## CHALLENGE
Retype, with no alterations, every line between the one containing "Rebuild this chart" and the one containing "80.4, 76.7, 78.2];", counting both of those lines too. Pictures are to be left out.

## DATA SUPPLIED

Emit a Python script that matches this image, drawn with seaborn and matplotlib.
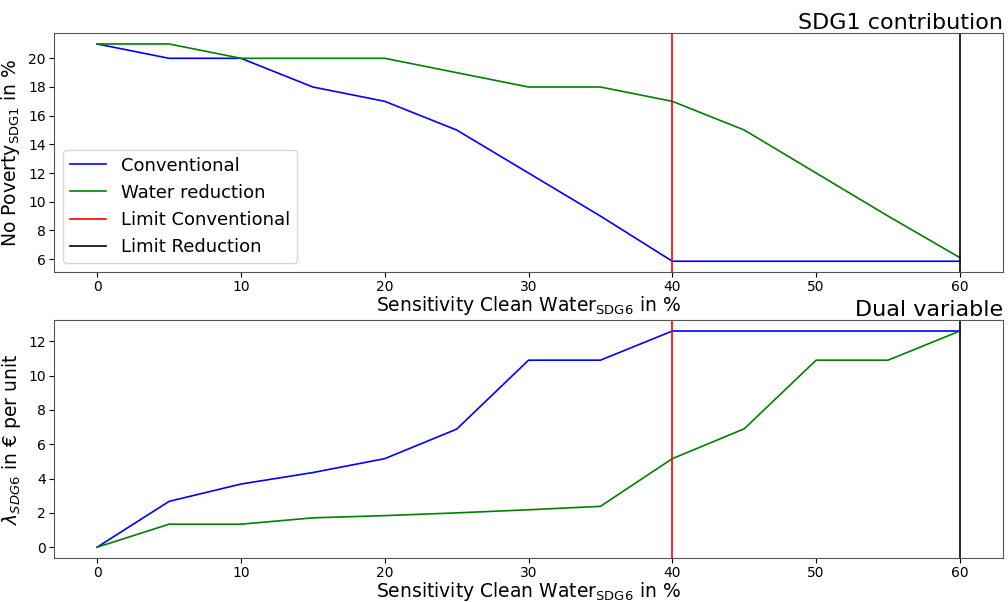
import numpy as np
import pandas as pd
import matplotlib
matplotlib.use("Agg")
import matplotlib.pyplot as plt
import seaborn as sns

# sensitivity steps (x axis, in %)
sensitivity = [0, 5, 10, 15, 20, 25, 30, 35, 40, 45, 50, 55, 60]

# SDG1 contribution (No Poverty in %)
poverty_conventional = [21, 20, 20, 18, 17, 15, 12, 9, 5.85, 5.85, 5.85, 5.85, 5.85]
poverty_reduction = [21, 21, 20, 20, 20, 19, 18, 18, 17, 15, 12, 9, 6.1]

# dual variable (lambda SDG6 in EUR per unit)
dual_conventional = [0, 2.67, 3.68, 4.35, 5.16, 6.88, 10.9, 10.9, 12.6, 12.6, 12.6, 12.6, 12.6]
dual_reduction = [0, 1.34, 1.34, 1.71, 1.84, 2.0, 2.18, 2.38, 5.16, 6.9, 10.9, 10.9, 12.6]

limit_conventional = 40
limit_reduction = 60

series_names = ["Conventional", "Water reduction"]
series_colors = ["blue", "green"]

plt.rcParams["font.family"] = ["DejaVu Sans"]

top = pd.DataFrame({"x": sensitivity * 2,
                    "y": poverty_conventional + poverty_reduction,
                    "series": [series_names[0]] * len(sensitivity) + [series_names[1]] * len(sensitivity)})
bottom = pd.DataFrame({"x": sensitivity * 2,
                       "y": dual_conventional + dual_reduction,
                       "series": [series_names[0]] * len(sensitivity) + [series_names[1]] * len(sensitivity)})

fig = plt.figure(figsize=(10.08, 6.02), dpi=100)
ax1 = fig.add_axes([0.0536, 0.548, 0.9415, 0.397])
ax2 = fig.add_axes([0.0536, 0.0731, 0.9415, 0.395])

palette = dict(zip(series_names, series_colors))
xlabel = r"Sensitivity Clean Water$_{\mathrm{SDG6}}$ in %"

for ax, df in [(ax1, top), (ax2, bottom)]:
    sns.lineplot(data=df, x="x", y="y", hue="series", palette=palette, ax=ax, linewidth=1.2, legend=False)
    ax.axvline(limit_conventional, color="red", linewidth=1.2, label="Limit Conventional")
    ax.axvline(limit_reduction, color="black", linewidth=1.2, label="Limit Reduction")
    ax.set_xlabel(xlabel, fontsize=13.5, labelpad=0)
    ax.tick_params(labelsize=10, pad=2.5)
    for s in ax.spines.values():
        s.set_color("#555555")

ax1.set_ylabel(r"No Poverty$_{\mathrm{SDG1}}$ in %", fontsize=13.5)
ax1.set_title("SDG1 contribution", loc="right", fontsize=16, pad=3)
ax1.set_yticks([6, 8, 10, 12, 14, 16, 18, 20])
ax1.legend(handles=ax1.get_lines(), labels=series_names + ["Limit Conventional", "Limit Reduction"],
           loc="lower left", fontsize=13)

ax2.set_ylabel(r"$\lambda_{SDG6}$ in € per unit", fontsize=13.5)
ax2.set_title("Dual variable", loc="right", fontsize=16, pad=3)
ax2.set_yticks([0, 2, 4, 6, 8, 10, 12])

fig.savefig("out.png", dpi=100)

--

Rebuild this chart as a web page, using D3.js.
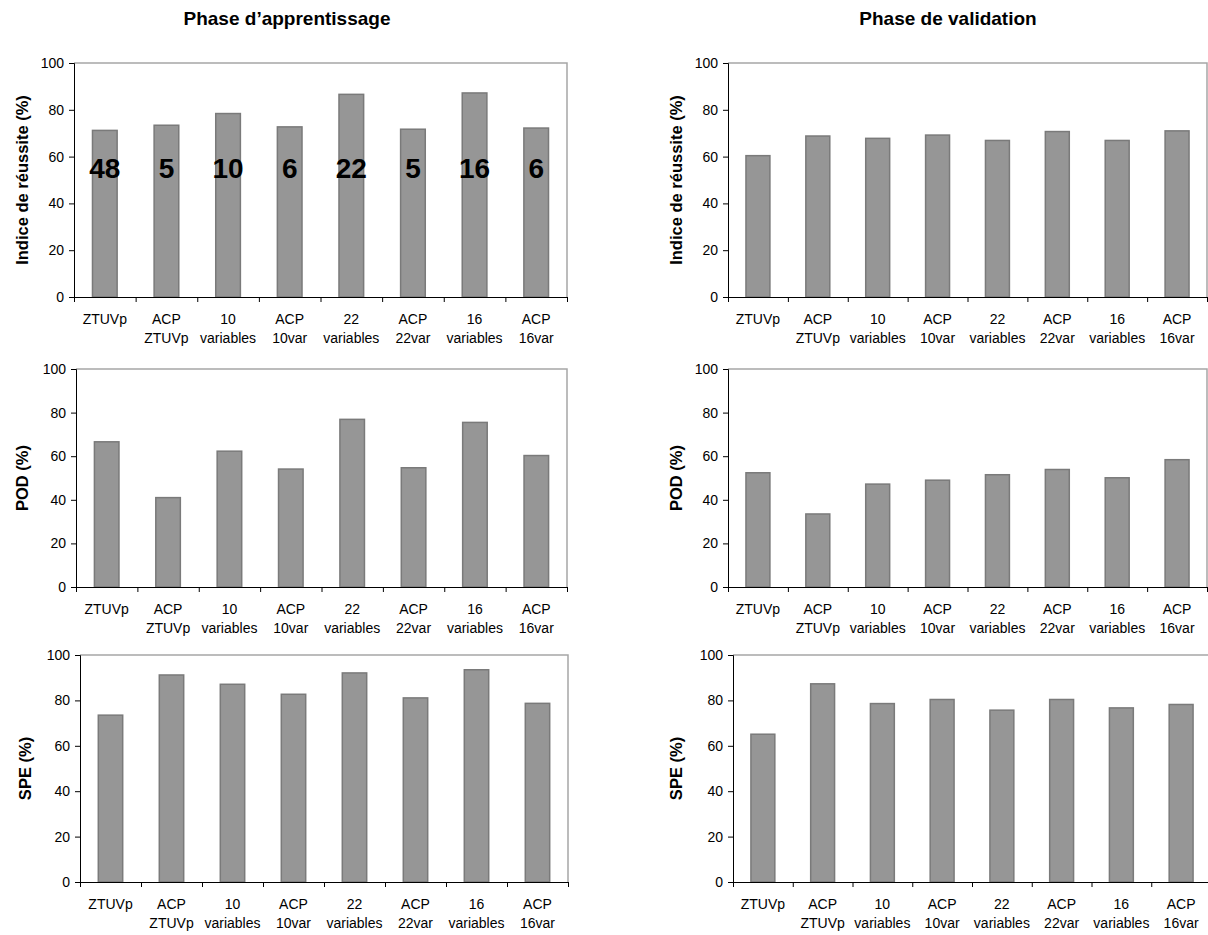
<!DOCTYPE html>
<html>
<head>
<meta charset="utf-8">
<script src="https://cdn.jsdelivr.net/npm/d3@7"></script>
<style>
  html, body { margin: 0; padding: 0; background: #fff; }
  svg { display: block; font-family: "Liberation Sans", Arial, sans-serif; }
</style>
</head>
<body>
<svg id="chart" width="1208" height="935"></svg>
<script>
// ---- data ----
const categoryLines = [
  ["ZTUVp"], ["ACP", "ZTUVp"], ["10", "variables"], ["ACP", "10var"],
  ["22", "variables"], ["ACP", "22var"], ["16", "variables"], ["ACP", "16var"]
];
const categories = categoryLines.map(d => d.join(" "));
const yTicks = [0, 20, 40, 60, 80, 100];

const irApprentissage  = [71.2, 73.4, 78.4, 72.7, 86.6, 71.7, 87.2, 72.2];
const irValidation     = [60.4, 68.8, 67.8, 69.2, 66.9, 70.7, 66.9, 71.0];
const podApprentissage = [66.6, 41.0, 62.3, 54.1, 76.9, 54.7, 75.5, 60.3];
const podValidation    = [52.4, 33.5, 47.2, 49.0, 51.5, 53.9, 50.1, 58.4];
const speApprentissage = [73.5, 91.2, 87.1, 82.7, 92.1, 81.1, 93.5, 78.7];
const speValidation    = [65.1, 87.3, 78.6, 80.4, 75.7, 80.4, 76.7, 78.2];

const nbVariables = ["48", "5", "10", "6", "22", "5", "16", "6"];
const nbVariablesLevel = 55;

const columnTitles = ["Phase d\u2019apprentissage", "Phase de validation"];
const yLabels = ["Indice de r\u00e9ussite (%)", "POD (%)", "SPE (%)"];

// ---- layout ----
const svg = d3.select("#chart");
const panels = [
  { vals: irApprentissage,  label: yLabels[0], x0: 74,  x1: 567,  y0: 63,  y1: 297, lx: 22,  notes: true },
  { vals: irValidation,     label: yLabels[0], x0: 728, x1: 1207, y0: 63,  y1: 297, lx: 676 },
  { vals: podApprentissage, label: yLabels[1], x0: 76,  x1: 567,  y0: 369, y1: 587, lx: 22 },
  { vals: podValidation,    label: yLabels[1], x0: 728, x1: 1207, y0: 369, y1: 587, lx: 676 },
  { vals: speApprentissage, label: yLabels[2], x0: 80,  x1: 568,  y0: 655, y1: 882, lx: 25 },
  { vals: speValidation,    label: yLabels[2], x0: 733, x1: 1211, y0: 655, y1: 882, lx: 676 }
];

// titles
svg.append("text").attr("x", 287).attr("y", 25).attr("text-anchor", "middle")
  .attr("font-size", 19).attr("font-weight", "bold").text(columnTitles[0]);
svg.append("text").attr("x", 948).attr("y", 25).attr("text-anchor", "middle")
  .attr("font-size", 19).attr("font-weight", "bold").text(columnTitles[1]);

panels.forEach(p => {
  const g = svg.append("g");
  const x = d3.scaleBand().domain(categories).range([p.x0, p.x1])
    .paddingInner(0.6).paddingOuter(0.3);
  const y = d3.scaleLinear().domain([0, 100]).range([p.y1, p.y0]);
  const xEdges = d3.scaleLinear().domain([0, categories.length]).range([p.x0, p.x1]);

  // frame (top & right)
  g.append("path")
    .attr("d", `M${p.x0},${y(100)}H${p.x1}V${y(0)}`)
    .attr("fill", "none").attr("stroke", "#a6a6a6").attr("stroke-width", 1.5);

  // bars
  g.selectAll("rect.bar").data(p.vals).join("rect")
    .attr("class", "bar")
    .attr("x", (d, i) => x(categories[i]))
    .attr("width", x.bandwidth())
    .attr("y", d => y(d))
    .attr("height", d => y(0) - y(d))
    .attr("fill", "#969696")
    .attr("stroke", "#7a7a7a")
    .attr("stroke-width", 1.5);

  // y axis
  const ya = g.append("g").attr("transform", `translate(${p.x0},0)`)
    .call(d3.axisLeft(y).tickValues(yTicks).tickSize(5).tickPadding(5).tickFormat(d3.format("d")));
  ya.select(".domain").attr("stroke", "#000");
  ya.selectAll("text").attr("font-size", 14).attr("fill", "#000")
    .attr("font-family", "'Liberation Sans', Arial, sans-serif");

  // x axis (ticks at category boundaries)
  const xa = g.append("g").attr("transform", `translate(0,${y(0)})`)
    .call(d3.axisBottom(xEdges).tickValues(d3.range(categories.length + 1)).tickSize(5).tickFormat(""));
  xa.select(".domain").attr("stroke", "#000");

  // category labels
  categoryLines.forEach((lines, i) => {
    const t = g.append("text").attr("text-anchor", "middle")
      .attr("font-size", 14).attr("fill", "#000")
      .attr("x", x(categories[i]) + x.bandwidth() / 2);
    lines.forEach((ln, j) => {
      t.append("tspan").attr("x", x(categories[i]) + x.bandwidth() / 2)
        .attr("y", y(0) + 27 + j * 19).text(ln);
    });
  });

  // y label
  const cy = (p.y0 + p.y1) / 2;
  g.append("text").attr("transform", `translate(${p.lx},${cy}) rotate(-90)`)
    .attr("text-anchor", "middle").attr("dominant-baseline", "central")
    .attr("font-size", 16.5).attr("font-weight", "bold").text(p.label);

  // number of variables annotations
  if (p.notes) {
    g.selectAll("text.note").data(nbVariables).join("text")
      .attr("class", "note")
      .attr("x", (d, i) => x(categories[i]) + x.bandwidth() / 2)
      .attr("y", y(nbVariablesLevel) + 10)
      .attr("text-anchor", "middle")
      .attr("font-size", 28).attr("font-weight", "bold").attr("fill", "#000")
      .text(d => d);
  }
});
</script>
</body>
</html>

## RESULT
Rebuild this chart as a web page, using D3.js.
<!DOCTYPE html>
<html>
<head>
<meta charset="utf-8">
<script src="https://cdn.jsdelivr.net/npm/d3@7"></script>
<style>
  html, body { margin: 0; padding: 0; background: #fff; }
  svg { display: block; font-family: "Liberation Sans", Arial, sans-serif; }
</style>
</head>
<body>
<svg id="chart" width="1208" height="935"></svg>
<script>
// ---- data ----
const categoryLines = [
  ["ZTUVp"], ["ACP", "ZTUVp"], ["10", "variables"], ["ACP", "10var"],
  ["22", "variables"], ["ACP", "22var"], ["16", "variables"], ["ACP", "16var"]
];
const categories = categoryLines.map(d => d.join(" "));
const yTicks = [0, 20, 40, 60, 80, 100];

const irApprentissage  = [71.2, 73.4, 78.4, 72.7, 86.6, 71.7, 87.2, 72.2];
const irValidation     = [60.4, 68.8, 67.8, 69.2, 66.9, 70.7, 66.9, 71.0];
const podApprentissage = [66.6, 41.0, 62.3, 54.1, 76.9, 54.7, 75.5, 60.3];
const podValidation    = [52.4, 33.5, 47.2, 49.0, 51.5, 53.9, 50.1, 58.4];
const speApprentissage = [73.5, 91.2, 87.1, 82.7, 92.1, 81.1, 93.5, 78.7];
const speValidation    = [65.1, 87.3, 78.6, 80.4, 75.7, 80.4, 76.7, 78.2];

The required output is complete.